In this activity, students will learn four characteristics of a normal curve: the distribution is symmetric and mound-shaped; the mean and median are approximately equal; the distribution meets the 68-95.5-99.7 rule; and the normal probability plot is linear. They will use these to determine if a data set it normal.
- Students will recognize that there are four tests for assessing normality in a data set:
- The distribution is mound-shaped and approximately symmetric.
- The mean and median are approximately equal.
- The distribution follows the 68-95-99.7 rule.
- A normal probability plot of the data set is approximately linear.
- Students will use the four tests to assess the normality of a given data set.
- normal distributions
- measures of central tendency
- normal probability plot
- 68-95-99.7 rule
About the Lesson
This lesson involves examining NBA two-point shooting percentages.
As a result, students will:
- Create a histogram of the data and determine if the shape meets the requirement for normality—mound-shaped and symmetric.

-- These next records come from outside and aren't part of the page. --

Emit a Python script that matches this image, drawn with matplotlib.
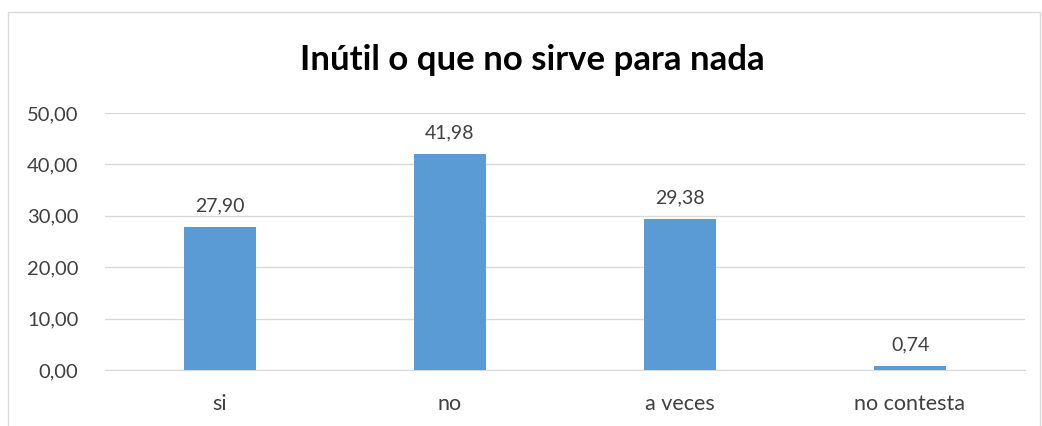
import matplotlib.pyplot as plt
from matplotlib.patches import Rectangle

categories = ['si', 'no', 'a veces', 'no contesta']
values = [27.90, 41.98, 29.38, 0.74]
yticks = [0, 10, 20, 30, 40, 50]
title = 'Inútil o que no sirve para nada'

plt.rcParams['font.family'] = ['Lato', 'DejaVu Sans']

fig = plt.figure(figsize=(10.42, 4.26), dpi=100)
ax = fig.add_axes([105 / 1042, 56 / 426, 920 / 1042, 257 / 426])

# chart frame like the spreadsheet export
fig.patches.append(Rectangle((8 / 1042, -0.05), 1032 / 1042, 1.05 - 12 / 426,
                             transform=fig.transFigure, fill=False,
                             edgecolor='#D9D9D9', linewidth=1))

x = range(len(categories))
bars = ax.bar(x, values, width=0.31, color='#5B9BD5', zorder=3)
for b, v in zip(bars, values):
    ax.annotate(f'{v:.2f}'.replace('.', ','), (b.get_x() + b.get_width() / 2, v),
                xytext=(0, 9), textcoords='offset points', ha='center', va='bottom',
                fontsize=14, color='#404040')

ax.set_xlim(-0.5, len(categories) - 0.5)
ax.set_ylim(0, 50)
ax.set_yticks(yticks)
ax.set_yticklabels([f'{t:.2f}'.replace('.', ',') for t in yticks])
ax.set_xticks(list(x))
ax.set_xticklabels(categories)
ax.grid(axis='y', color='#D9D9D9', linewidth=1, zorder=0)
for s in ['top', 'right', 'left']:
    ax.spines[s].set_visible(False)
ax.spines['bottom'].set_color('#D9D9D9')
ax.tick_params(axis='both', length=0, colors='#404040')
ax.tick_params(axis='y', labelsize=14.5, pad=19)
ax.tick_params(axis='x', labelsize=15.5, pad=17)

fig.text(532 / 1042, (426 - 60) / 426, title, ha='center', va='center',
         fontsize=25, fontweight='bold', color='black')

fig.savefig('out.png', dpi=100)
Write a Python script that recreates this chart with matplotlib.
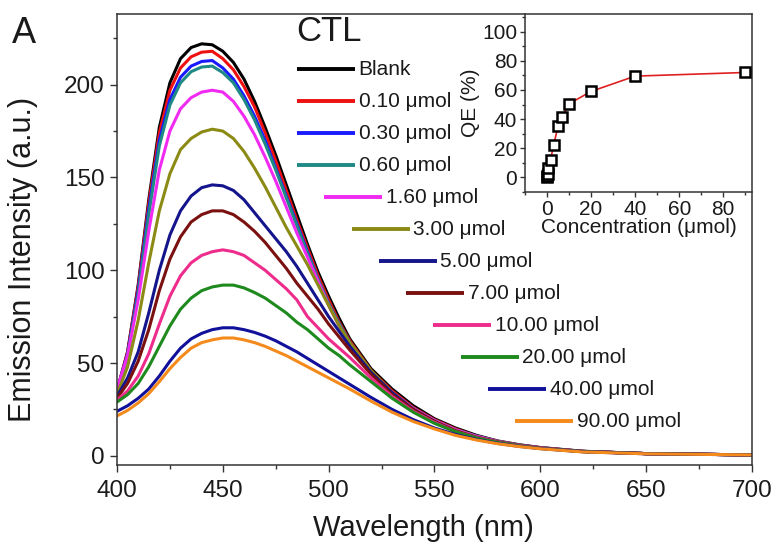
import numpy as np
import matplotlib
matplotlib.use('Agg')
import matplotlib.pyplot as plt
from matplotlib.ticker import MultipleLocator

plt.rcParams['font.family'] = ['Liberation Sans', 'DejaVu Sans']

# emission wavelength grid (nm)
wavelength = [400, 405, 410, 415, 420, 425, 430, 435, 440, 445, 450, 455, 460, 465,
              470, 475, 480, 485, 490, 495, 500, 505, 510, 520, 530, 540, 550, 560,
              570, 580, 590, 600, 620, 650, 700]

# emission intensity (a.u.) of each sample
blank = [35, 56, 92, 138, 177, 201, 214, 220, 222, 221.5, 218, 212, 203, 191,
         177, 162, 146, 130, 114, 99, 86, 74, 63, 47, 36, 27, 20, 15,
         11, 8, 6, 4.5, 2.5, 1.2, 0.5]
c010 = [35, 56, 91, 136, 174, 197, 209, 215, 217.5, 218, 214, 208, 199, 188,
        174, 159, 143, 127, 112, 97, 84, 72, 62, 46, 35, 26, 19.5, 14.5,
        10.5, 7.8, 5.8, 4.4, 2.4, 1.2, 0.5]
c030 = [35, 55, 89, 133, 170, 192, 204, 210, 212.5, 213, 209, 203, 194, 183,
        170, 155, 140, 125, 110, 95, 82, 71, 61, 45, 34, 25.5, 19, 14,
        10.5, 7.7, 5.7, 4.3, 2.4, 1.2, 0.5]
c060 = [34, 54, 87, 130, 167, 189, 201, 207, 209.5, 210, 206.5, 201, 192, 181,
        168, 154, 139, 124, 109, 95, 82, 71, 61, 45, 34, 25.5, 19, 14,
        10.5, 7.7, 5.7, 4.3, 2.4, 1.2, 0.5]
c160 = [36, 54, 84, 121, 154, 175, 187, 193, 196, 197, 196, 191, 183, 173,
        161, 148, 134, 120, 107, 94, 81, 70, 60, 45, 34, 25.5, 19, 14,
        10.5, 7.7, 5.7, 4.3, 2.4, 1.2, 0.5]
c300 = [33, 48, 73, 104, 132, 152, 165, 171, 174.5, 176, 175, 171, 164, 155,
        145, 134, 123, 113, 103, 92, 81, 70, 61, 46, 34, 25, 18.5, 13.5,
        10, 7.5, 5.6, 4.2, 2.4, 1.2, 0.5]
c500 = [32, 42, 56, 77, 100, 119, 132, 140, 144.5, 146, 145.5, 143, 138, 131,
        124, 117, 110, 102, 93, 84, 75, 67, 59, 45, 34, 25, 18.5, 13,
        9.8, 7.3, 5.5, 4.1, 2.3, 1.2, 0.5]
c700 = [31, 39, 51, 68, 89, 106, 118, 126, 130, 132, 132, 130, 126, 121,
        115, 108, 101, 93, 86, 79, 71, 64, 57, 44, 33, 25, 18.5, 13.5,
        10, 7.5, 5.6, 4.2, 2.4, 1.2, 0.5]
c1000 = [30, 35, 43, 55, 71, 86, 97, 104, 108, 110, 111, 110, 108, 104,
         100, 95, 90, 84, 75, 69, 63, 58, 53, 42, 32, 24, 18, 13,
         9.8, 7.3, 5.5, 4.1, 2.3, 1.2, 0.5]
c2000 = [29, 33, 39, 48, 59, 70, 79, 85, 89, 91, 92, 92, 90.5, 88,
         85, 81, 77, 72, 68, 63, 58, 54, 49, 40, 31, 23.5, 17.5, 13,
         9.6, 7.2, 5.4, 4, 2.3, 1.2, 0.5]
c4000 = [24, 27, 31, 36, 43, 51, 58, 63, 66, 68, 69, 69, 68, 66.5,
         64.5, 62, 59, 56, 52.5, 49, 45.5, 42, 38.5, 31.5, 25, 19.5, 15, 11.5,
         8.8, 6.7, 5.1, 3.9, 2.2, 1.1, 0.5]
c9000 = [21.5, 24.5, 28.5, 33.5, 40, 47, 53, 58, 61, 62.5, 63.5, 63.5, 62.5, 61,
         59, 56.5, 54, 51, 48, 45, 42, 39, 36, 29.5, 23.5, 18.5, 14.5, 11,
         8.5, 6.5, 5, 3.8, 2.1, 1.1, 0.5]

spectra = [blank, c010, c030, c060, c160, c300, c500, c700, c1000, c2000, c4000, c9000]
labels = ['Blank', '0.10 μmol', '0.30 μmol', '0.60 μmol', '1.60 μmol', '3.00 μmol',
          '5.00 μmol', '7.00 μmol', '10.00 μmol', '20.00 μmol', '40.00 μmol', '90.00 μmol']
colors = ['#000000', '#ee1111', '#1a1aff', '#1f8a85', '#f02af0', '#8a8a14',
          '#14148c', '#7a1010', '#ee2c8c', '#1e8a1e', '#10109a', '#f58a1c']

# quantum efficiency vs concentration (inset)
conc = [0, 0.1, 0.3, 0.6, 1.6, 3, 5, 7, 10, 20, 40, 90]
qe = [0, 0.8, 2.5, 6.5, 12, 22, 35, 41.5, 50.5, 59, 69.5, 72]

fig = plt.figure(figsize=(7.8, 5.44), dpi=100)
ax = fig.add_axes([0.150, 0.145, 0.814, 0.829])

for y, c in zip(spectra, colors):
    ax.plot(wavelength, y, color=c, lw=2.2, solid_joinstyle='round')

ax.set_xlim(400, 700)
ax.set_ylim(-5, 238)
ax.xaxis.set_major_locator(MultipleLocator(50))
ax.xaxis.set_minor_locator(MultipleLocator(25))
ax.yaxis.set_major_locator(MultipleLocator(50))
ax.yaxis.set_minor_locator(MultipleLocator(25))
ax.tick_params(which='major', direction='out', length=5, width=1, labelsize=17.5,
               colors='#333333', labelcolor='#1a1a1a', pad=4)
ax.tick_params(axis='x', which='major', pad=6)
ax.tick_params(which='minor', direction='out', length=3, width=1, colors='#333333')
for s in ax.spines.values():
    s.set_linewidth(1.1)
    s.set_color('#333333')

ax.set_xlabel('Wavelength (nm)', fontsize=21, color='#1a1a1a')
ax.set_ylabel('Emission Intensity (a.u.)', fontsize=22, color='#1a1a1a')
ax.xaxis.set_label_coords(0.483, -0.108)
ax.yaxis.set_label_coords(-0.125, 0.455)

# staggered key
for i, (lab, c) in enumerate(zip(labels, colors)):
    x0 = (297 + max(0, i - 3) * 27.3 - 117) / 635
    y0 = 1 - (69 + 32 * i - 14) / 451
    ax.plot([x0, x0 + 0.0913], [y0, y0], color=c, lw=2.8, transform=ax.transAxes,
            solid_capstyle='butt')
    ax.text(x0 + 0.097, y0, lab, transform=ax.transAxes, fontsize=15,
            va='center', ha='left', color='#1a1a1a')

ax.text(0.283, 0.961, 'CTL', transform=ax.transAxes, fontsize=25,
        va='center', ha='left', color='#1a1a1a')
fig.text(0.015, 0.939, 'A', fontsize=26, va='center', ha='left', color='#1a1a1a')

# inset: QE
ins = fig.add_axes([0.673, 0.647, 0.291, 0.327])
ins.patch.set_alpha(0)
ins.plot(conc, qe, color='#e02020', lw=1.2, marker='s', ms=7, mfc='white',
         mec='black', mew=1.8)
ins.set_xlim(-10, 93)
ins.set_ylim(-10, 112)
ins.spines['top'].set_visible(False)
ins.spines['right'].set_visible(False)
for s in ['left', 'bottom']:
    ins.spines[s].set_linewidth(1.1)
    ins.spines[s].set_color('#333333')
ins.xaxis.set_major_locator(MultipleLocator(20))
ins.xaxis.set_minor_locator(MultipleLocator(10))
ins.yaxis.set_major_locator(MultipleLocator(20))
ins.yaxis.set_minor_locator(MultipleLocator(10))
ins.set_yticks([0, 20, 40, 60, 80, 100])
ins.tick_params(which='major', direction='out', length=3.5, width=1, labelsize=15,
                colors='#333333', labelcolor='#1a1a1a', pad=2)
ins.tick_params(which='minor', direction='out', length=2, width=1, colors='#333333')
ins.set_xlabel('Concentration (μmol)', fontsize=15, color='#1a1a1a')
ins.set_ylabel('QE (%)', fontsize=15, color='#1a1a1a')
ins.xaxis.set_label_coords(0.5, -0.145)
ins.yaxis.set_label_coords(-0.2, 0.5)

fig.savefig('out.png', dpi=100)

- Use one-variable statistics to find the mean and median and determine if they are approximately equal.
- Make a new histogram of the data using the mean as a cut-point and the standard deviation as the bin width. They will calculate the percentage of data values within one-, two- and three-standard deviations of the mean to determine if the histogram meets 68-95-99.7rule.
- Create a normal probability plot of the data and decide if the plot is linear, indicating normality.
- Summarize the results of all four tests to decide if the data set is approximately normal.